In a stand-alone solar power system (SAPS, or remote-area power system, RAPS) you basically need solar panels (duh) to charge a big-ass battery, and an inverter to take the DC power generated by the panels and stored by the battery, into AC power for household loads. In the simplest (and ironically, most complex to design) case you need just that, and a charge controller which is a device whose basic role is to prevent the batteries from being over-charged. This is a DC-coupled system - the panels, which generate DC power, are connected (via the charge controller) directly to the battery, and the inverter takes that low voltage DC power and converts it to 240V AC (in Australia and most of the civilised world ;). I have a miniature version of this exact setup in our caravan: one panel, a dinky charge controller, a deep-cycle car battery and a 150W inverter. It works.

Where this simple architecture becomes complex however, is that in order to maximise the efficiency of the system you have to very accurately match the characteristics of the solar panels to those of the battery array, taking into account factors such as temperature (which affects the panel output), loss in the low-voltage / high-current wiring, and the expected decay in energy production (and storage) over the panels' and batteries' lifespan. With so very many different panels and batteries on the market, finding a perfect match at a great price is quite literally like finding a needle in a haystack.

Too hard.

This is where the professional solar installers make their money, I think - they've already invested time in this thinking, and pass that cost in $$ on to buyers.

There is an easier way, however - the AC-coupled system. In this design, you need panels, batteries (again, duh), but two inverters; one of which is a common (and therefore relatively cheap) grid-connect type, the other an inverter/charger. The grid-connect-type inverter is called a panel inverter in this architecture, because its sole role is to take the low-voltage DC power generated by the solar panels and turn it into 240V AC to directly power the household loads. Any excess power generated is then used to charge the batteries via the inverter/charger but if there's a deficit of solar power, the inverter/charger draws power from the batteries and supplies it to the household as 240V AC. Many inverter/chargers also have the capability to automatically start a backup generator as well, if the available battery power is too low.

The beauty of an AC-coupled system is that you don't have to match the solar panels to the batteries, because they're isolated from each other by the 240V circuit. You do need to select panels appropriate for your panel inverter (and likewise batteries to an inverter/charger) but these are far, far easier to match and therefore easier to find at a good price. An AC-coupled system is potentially slightly less efficient than its correctly matched DC equivalent, but when you take into account high-current DC transmission losses in long wiring runs, it probably evens out and you could make up for this inefficiency by simply adding another inexpensive solar panel.

So it's no surprise then which architecture I'm leaning towards :)

In my digging around online without actually calling anyone, I've found a couple of component suppliers who seem to have the right gear at the best price.
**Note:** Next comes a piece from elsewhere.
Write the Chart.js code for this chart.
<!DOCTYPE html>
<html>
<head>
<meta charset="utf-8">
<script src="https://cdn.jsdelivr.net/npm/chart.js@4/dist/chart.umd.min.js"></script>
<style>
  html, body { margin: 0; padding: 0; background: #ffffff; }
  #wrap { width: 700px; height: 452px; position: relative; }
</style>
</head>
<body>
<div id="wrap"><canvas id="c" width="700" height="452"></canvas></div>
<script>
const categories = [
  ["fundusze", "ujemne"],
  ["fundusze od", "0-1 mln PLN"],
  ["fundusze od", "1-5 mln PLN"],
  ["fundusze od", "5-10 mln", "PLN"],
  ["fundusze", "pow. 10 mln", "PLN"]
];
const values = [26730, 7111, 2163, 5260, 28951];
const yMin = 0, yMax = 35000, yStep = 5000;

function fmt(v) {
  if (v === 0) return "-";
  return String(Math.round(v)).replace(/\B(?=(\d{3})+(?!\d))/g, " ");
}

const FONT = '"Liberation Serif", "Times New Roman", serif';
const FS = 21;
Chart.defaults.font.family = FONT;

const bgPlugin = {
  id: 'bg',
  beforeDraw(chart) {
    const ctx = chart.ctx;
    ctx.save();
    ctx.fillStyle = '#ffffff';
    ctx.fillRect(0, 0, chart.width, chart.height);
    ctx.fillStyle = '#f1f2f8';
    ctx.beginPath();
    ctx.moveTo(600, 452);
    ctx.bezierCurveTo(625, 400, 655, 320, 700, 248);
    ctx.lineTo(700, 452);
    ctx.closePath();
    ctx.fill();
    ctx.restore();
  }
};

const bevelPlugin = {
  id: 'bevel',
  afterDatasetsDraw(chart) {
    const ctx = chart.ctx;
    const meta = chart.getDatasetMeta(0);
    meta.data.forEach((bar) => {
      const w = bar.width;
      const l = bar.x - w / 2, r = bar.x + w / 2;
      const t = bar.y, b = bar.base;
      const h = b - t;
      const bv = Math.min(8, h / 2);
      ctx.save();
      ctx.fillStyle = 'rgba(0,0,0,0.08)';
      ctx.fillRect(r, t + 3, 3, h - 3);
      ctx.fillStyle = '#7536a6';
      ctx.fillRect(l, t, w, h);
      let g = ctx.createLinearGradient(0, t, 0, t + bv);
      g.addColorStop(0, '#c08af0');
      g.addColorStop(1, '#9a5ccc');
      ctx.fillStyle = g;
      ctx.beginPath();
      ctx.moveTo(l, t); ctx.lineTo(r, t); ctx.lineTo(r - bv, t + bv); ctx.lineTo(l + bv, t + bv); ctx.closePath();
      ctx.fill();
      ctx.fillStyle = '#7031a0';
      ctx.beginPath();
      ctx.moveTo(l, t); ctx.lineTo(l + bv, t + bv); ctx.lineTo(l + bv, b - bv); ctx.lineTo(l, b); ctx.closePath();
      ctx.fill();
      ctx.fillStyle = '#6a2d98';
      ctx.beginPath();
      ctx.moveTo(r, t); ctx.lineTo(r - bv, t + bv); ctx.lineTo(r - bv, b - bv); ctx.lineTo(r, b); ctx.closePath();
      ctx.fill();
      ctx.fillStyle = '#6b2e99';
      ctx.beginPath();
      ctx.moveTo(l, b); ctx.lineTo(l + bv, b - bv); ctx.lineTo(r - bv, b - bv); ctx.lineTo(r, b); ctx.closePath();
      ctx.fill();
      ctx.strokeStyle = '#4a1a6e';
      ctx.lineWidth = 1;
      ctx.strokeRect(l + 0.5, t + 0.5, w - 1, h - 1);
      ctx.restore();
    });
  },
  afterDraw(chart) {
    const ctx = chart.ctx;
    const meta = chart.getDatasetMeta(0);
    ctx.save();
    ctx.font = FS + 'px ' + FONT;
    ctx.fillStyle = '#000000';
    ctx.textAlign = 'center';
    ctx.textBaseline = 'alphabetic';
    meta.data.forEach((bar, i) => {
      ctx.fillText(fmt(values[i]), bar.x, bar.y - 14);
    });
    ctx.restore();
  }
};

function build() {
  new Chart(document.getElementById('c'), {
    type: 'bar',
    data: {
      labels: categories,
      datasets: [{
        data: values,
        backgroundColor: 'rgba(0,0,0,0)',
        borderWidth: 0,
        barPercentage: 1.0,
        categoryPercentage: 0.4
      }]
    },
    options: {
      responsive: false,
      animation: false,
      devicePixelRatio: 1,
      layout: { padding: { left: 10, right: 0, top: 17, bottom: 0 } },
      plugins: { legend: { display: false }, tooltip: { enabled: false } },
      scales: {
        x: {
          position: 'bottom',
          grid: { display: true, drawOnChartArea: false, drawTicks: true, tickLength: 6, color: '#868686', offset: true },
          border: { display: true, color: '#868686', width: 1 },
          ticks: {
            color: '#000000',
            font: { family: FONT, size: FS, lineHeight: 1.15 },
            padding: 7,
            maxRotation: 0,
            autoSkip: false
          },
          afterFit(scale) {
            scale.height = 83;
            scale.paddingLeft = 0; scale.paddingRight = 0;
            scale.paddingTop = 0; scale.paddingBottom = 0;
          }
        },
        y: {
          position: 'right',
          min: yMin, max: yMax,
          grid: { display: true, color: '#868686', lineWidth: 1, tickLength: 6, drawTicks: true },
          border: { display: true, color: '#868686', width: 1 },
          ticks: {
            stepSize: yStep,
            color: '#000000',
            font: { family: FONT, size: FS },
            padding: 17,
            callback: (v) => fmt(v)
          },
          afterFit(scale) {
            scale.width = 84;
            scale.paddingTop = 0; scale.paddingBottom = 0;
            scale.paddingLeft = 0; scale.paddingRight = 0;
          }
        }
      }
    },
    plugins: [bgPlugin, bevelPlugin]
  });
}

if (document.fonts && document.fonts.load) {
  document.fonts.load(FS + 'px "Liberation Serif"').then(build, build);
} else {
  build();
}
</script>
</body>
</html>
What I've arrived at (so far) is:

  1. 250W, 49V solar panels - $249 ea, via Low Energy Developments
  2. Surrette 6V, 600Ah batteries - $703.92 ea, via Apollo Energy
  3. SMA Sunny Boy 3kW panel inverter - $1609.00, via Low Energy Developments
  4. SMA Sunny Island 48V, 5kW inverter/charger - $4477.00, via Low Energy Developments
There certainly seems to be a trend developing here in supplier :)

With our projected energy budget of 6.5kWh/day, I've arrived at a 48V system comprising two strings of 8x6V batteries (for a total of 1200Ah capacity), coupled to 2.5kW of solar capacity (10x250W panels) which should hopefully give us 7.5kWh/day of generation on average. If we can keep our energy use within our budget, this system should give us at least three days of autonomy with effectively zero solar generation, before we'd need to start the generator (based on depleting the batteries only to 50% charge, which keeps them healthy).
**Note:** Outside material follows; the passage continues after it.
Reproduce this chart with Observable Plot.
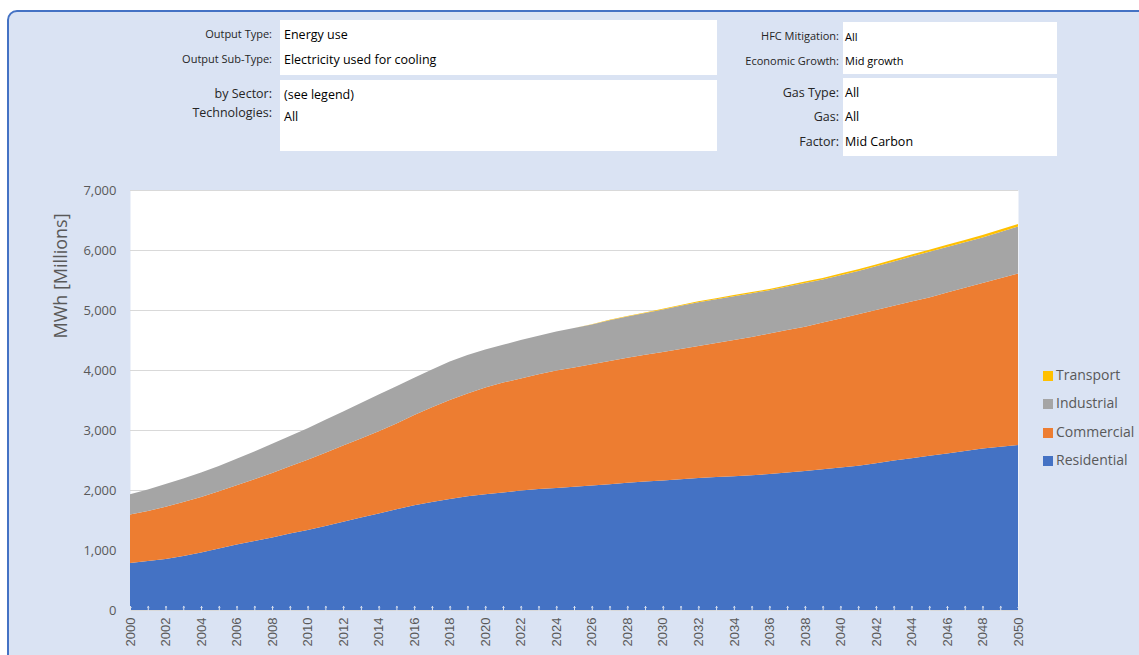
<!DOCTYPE html>
<html><head><meta charset="utf-8">
<script src="https://cdn.jsdelivr.net/npm/d3@7"></script>
<script src="https://cdn.jsdelivr.net/npm/@observablehq/plot@0.6"></script>
<style>
html,body{margin:0;padding:0;background:#fff;}
#wrap{position:relative;width:1139px;height:655px;overflow:hidden;font-family:"Open Sans",sans-serif;}
#bg{position:absolute;left:7px;top:10px;width:1160px;height:700px;background:#dae3f3;border:2px solid #4472c4;border-radius:10px;box-sizing:border-box;}
.box{position:absolute;background:#fff;}
.lbl{position:absolute;text-align:right;white-space:nowrap;color:#262626;line-height:16px;height:16px;}
.val{position:absolute;white-space:nowrap;color:#000;line-height:16px;height:16px;}
#chart{position:absolute;left:0;top:0;}
#ytitle{position:absolute;left:60px;top:276px;transform:translate(-50%,-50%) rotate(-90deg);white-space:nowrap;font-size:18px;color:#595959;}
.leg{position:absolute;left:1043px;white-space:nowrap;font-size:14px;color:#595959;line-height:16px;height:16px;}
.leg span{display:inline-block;width:10px;height:10px;margin-right:3px;vertical-align:-1px;}
</style></head>
<body>
<div id="wrap">
  <div id="bg"></div>
  <div class="box" style="left:280px;top:20px;width:437px;height:55px;"></div>
  <div class="box" style="left:280px;top:80px;width:437px;height:71px;"></div>
  <div class="box" style="left:843px;top:22px;width:214px;height:52px;"></div>
  <div class="box" style="left:843px;top:78px;width:214px;height:78px;"></div>

  <div class="lbl" style="right:867px;top:26px;font-size:11px;">Output Type:</div>
  <div class="lbl" style="right:867px;top:51px;font-size:11px;">Output Sub-Type:</div>
  <div class="lbl" style="right:867px;top:86px;font-size:12.5px;">by Sector:</div>
  <div class="lbl" style="right:867px;top:105px;font-size:12.5px;">Technologies:</div>
  <div class="val" style="left:284px;top:27px;font-size:12.5px;">Energy use</div>
  <div class="val" style="left:284px;top:52px;font-size:12.5px;">Electricity used for cooling</div>
  <div class="val" style="left:284px;top:87px;font-size:12.5px;">(see legend)</div>
  <div class="val" style="left:284px;top:109px;font-size:12.5px;">All</div>

  <div class="lbl" style="right:300px;top:28px;font-size:11px;">HFC Mitigation:</div>
  <div class="lbl" style="right:300px;top:53px;font-size:11px;">Economic Growth:</div>
  <div class="lbl" style="right:300px;top:85px;font-size:12.5px;">Gas Type:</div>
  <div class="lbl" style="right:300px;top:109px;font-size:12.5px;">Gas:</div>
  <div class="lbl" style="right:300px;top:134px;font-size:12.5px;">Factor:</div>
  <div class="val" style="left:845px;top:29px;font-size:11px;">All</div>
  <div class="val" style="left:845px;top:53px;font-size:11px;">Mid growth</div>
  <div class="val" style="left:845px;top:85px;font-size:12.5px;">All</div>
  <div class="val" style="left:845px;top:109px;font-size:12.5px;">All</div>
  <div class="val" style="left:845px;top:134px;font-size:12.5px;">Mid Carbon</div>

  <div id="chart"></div>
  <div id="ytitle">MWh [Millions]</div>
  <div id="legend"></div>
</div>
<script>
const years = [2000,2001,2002,2003,2004,2005,2006,2007,2008,2009,2010,2011,2012,2013,2014,2015,2016,2017,2018,2019,2020,2021,2022,2023,2024,2025,2026,2027,2028,2029,2030,2031,2032,2033,2034,2035,2036,2037,2038,2039,2040,2041,2042,2043,2044,2045,2046,2047,2048,2049,2050];
const residential = [785,815,850,900,960,1025,1090,1150,1210,1275,1335,1400,1470,1540,1610,1680,1745,1800,1850,1895,1930,1960,1990,2015,2035,2055,2075,2095,2120,2140,2160,2180,2200,2215,2230,2245,2265,2290,2315,2345,2375,2405,2445,2490,2530,2570,2610,2650,2690,2720,2750];
const commercial = [805,835,870,900,925,955,990,1030,1075,1120,1170,1220,1270,1320,1370,1430,1505,1580,1650,1715,1780,1830,1870,1915,1955,1985,2020,2055,2085,2115,2140,2170,2200,2235,2270,2305,2345,2375,2405,2445,2485,2525,2555,2580,2610,2640,2680,2720,2760,2810,2860];
const industrial = [340,360,380,390,405,420,440,460,485,505,525,550,570,590,610,620,620,630,640,640,630,630,640,640,650,660,665,680,685,695,710,720,730,730,730,730,720,725,730,720,720,720,730,740,750,760,760,760,760,770,780];
const transport = [0,0,0,0,0,0,0,0,0,0,0,0,0,0,0,0,0,0,0,0,0,0,0,0,0,0,4,6,8,10,12,13,15,16,18,19,21,22,24,25,27,28,30,31,33,34,36,37,39,40,42];
const sectors = ["Residential","Commercial","Industrial","Transport"];
const colors = ["#4472c4","#ed7d31","#a5a5a5","#ffc000"];
const xTickLabels = [2000,2002,2004,2006,2008,2010,2012,2014,2016,2018,2020,2022,2024,2026,2028,2030,2032,2034,2036,2038,2040,2042,2044,2046,2048,2050];
const yTicks = [0,1000,2000,3000,4000,5000,6000,7000];
const legendOrder = ["Transport","Industrial","Commercial","Residential"];

const series = [residential, commercial, industrial, transport];
const data = [];
sectors.forEach((s, i) => years.forEach((yr, j) => data.push({sector: s, year: yr, value: series[i][j]})));

const chart = Plot.plot({
  width: 1139, height: 655,
  marginLeft: 130, marginRight: 121, marginTop: 190, marginBottom: 45,
  style: {background: "transparent", overflow: "visible"},
  x: {domain: [2000, 2050]},
  y: {domain: [0, 7000]},
  color: {domain: sectors, range: colors},
  marks: [
    Plot.frame({fill: "white", stroke: null}),
    Plot.gridY(yTicks, {stroke: "#d9d9d9", strokeOpacity: 1}),
    Plot.areaY(data, {x: "year", y: "value", z: "sector", fill: "sector", order: sectors}),
    Plot.vector(years, {x: d => d, y: 0, length: 4, rotate: 0, anchor: "start", stroke: "#dce3f0", strokeWidth: 1}),
    Plot.axisY(yTicks, {tickSize: 0, tickPadding: 14, tickFormat: d3.format(","), fontSize: 13, fill: "#595959", fontFamily: "Open Sans", label: null}),
    Plot.axisX(xTickLabels, {tickSize: 0, tickPadding: 7, tickRotate: -90, tickFormat: d => String(d), fontSize: 13, fill: "#595959", fontFamily: "Liberation Sans", label: null})
  ]
});
document.getElementById("chart").appendChild(chart);

const legendY = [367, 395, 424, 452];
const leg = document.getElementById("legend");
legendOrder.forEach((s, i) => {
  const d = document.createElement("div");
  d.className = "leg";
  d.style.top = legendY[i] + "px";
  d.innerHTML = `<span style="background:${colors[sectors.indexOf(s)]}"></span>${s}`;
  leg.appendChild(d);
});
</script>
</body></html>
Based on these prices (which I may well be able to beat) we're looking at nearly $20,000 not including installation, wiring and ancillaries such as switchboards. Certainly better than the $30-$40k I've seen advertised for 6.5kWh/day systems...

Just don't get me started on the Australian Government's rebate schemes and carbon pricing (STCs)...
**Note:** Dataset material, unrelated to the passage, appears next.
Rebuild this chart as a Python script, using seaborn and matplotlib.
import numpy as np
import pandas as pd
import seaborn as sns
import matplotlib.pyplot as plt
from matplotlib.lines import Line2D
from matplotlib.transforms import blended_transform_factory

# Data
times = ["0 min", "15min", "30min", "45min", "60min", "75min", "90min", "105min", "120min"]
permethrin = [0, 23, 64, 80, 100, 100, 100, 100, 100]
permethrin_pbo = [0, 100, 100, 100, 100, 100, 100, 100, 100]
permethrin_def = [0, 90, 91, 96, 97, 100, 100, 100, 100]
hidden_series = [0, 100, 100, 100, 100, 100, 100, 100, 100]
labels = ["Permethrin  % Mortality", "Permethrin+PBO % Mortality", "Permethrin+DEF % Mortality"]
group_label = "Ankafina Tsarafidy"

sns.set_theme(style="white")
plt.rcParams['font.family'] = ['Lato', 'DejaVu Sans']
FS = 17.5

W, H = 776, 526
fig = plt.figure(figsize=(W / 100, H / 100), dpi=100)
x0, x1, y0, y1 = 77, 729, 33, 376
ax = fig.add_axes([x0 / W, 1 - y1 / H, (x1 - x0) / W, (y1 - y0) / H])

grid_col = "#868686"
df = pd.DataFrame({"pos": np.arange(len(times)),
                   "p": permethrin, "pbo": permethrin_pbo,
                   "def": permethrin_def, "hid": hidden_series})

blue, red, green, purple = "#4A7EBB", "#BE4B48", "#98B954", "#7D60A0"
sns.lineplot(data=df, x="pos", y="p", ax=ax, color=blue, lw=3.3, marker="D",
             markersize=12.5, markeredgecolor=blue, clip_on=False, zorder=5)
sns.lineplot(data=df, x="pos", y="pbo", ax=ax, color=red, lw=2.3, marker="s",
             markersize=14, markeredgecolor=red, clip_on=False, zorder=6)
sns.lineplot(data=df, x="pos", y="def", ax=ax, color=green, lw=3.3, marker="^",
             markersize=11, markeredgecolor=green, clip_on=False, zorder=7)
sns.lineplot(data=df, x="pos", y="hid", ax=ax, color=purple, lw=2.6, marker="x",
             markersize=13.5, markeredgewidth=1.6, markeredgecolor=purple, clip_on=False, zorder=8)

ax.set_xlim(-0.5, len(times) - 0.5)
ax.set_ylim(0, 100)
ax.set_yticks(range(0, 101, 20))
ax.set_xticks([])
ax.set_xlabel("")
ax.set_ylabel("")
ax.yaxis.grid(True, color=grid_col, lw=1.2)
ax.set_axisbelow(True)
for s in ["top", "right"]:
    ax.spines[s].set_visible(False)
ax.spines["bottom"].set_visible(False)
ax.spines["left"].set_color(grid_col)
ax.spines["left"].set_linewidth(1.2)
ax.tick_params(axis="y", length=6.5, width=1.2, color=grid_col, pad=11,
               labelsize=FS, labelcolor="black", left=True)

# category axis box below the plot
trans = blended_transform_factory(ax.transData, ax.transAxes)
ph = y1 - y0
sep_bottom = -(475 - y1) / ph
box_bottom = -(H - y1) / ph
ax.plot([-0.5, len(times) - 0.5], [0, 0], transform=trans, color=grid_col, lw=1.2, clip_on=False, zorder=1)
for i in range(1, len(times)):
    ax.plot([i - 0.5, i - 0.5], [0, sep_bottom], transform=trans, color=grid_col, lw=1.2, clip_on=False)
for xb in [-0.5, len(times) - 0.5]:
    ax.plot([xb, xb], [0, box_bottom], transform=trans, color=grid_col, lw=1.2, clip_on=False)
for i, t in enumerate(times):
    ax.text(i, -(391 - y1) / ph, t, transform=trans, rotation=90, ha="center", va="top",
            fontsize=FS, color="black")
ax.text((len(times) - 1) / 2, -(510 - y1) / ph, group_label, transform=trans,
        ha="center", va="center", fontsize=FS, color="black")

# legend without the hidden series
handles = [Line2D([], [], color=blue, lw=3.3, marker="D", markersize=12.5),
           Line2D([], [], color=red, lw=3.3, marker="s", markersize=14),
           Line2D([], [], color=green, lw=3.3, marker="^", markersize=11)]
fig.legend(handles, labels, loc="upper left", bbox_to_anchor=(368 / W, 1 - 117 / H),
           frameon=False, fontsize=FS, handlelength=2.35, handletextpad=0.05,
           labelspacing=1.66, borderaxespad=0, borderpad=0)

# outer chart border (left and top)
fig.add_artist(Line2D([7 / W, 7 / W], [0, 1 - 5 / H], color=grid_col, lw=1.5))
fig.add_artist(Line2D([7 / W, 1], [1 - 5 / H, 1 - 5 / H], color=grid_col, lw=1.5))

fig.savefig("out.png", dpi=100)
  1. Thanks for the solar power details Simon - I will also be depending on a SAPS for my power so you've begun some of the research already for me! With batteries, I have heard that you can buy and use Telstra batteries (the ones that keep the phones running during blackouts) second hand in really good nick as they supposedly have a 10-12 year lifespan but Telstra replaces them every 2 years. This source might be apocryphal but it's something I thought might be useful to look into. The windows are looking great BTW.

  2. Hi TC,

    Thanks for the comment - I'm loving the windows, it's just going to be such a shame to cover up all that gorgeous timber with steel flashing :(

    I've thought about second-hand batteries, but the thing about that is that a) you get them with no warranty, and b) you really have no way to know how they've been treated. You might end up with a good one, or you might get a lemon which gives you a couple of years service. Whether or not that's worth it is really going to depend on their price.

    The other thing is that once you decide on a type of battery, you're stuck with that type - you can't mix and match voltages and Ah ratings in your bank; they all have to be the same (another downside of second hand - you have no way to know if they're all in the same condition).

    Personally I'm not sure it's worth taking the risk, but again it depends on the price. If I could find a 1200Ah 48V battery bank for $1000, I wouldn't think twice ;)

  3. An itinerant follower, about to build an hour or so North of you.
    You may have already visited this site re Solar.
    Rainbow Power Company up in Nimbin. rpc on the Web. Got some info ex their site.

    You have mentioned at stages an Architect, Peter. Surname L*^<€{r ? If so, he is very green, in the real sense.

    1. Hi Tezz,

      I've known of RPC for years now - they've always been a good source of information but these days they seem to be getting overrun with competition. Certainly their advertised prices are not all that competitive at the moment with suppliers in Melbourne.

      I think we're talking about the same Peter ;) We found him through the local environment group, BEAM and he's been absolutely fantastic to work with. It helps that he lives about 10km away on the other side of the hill!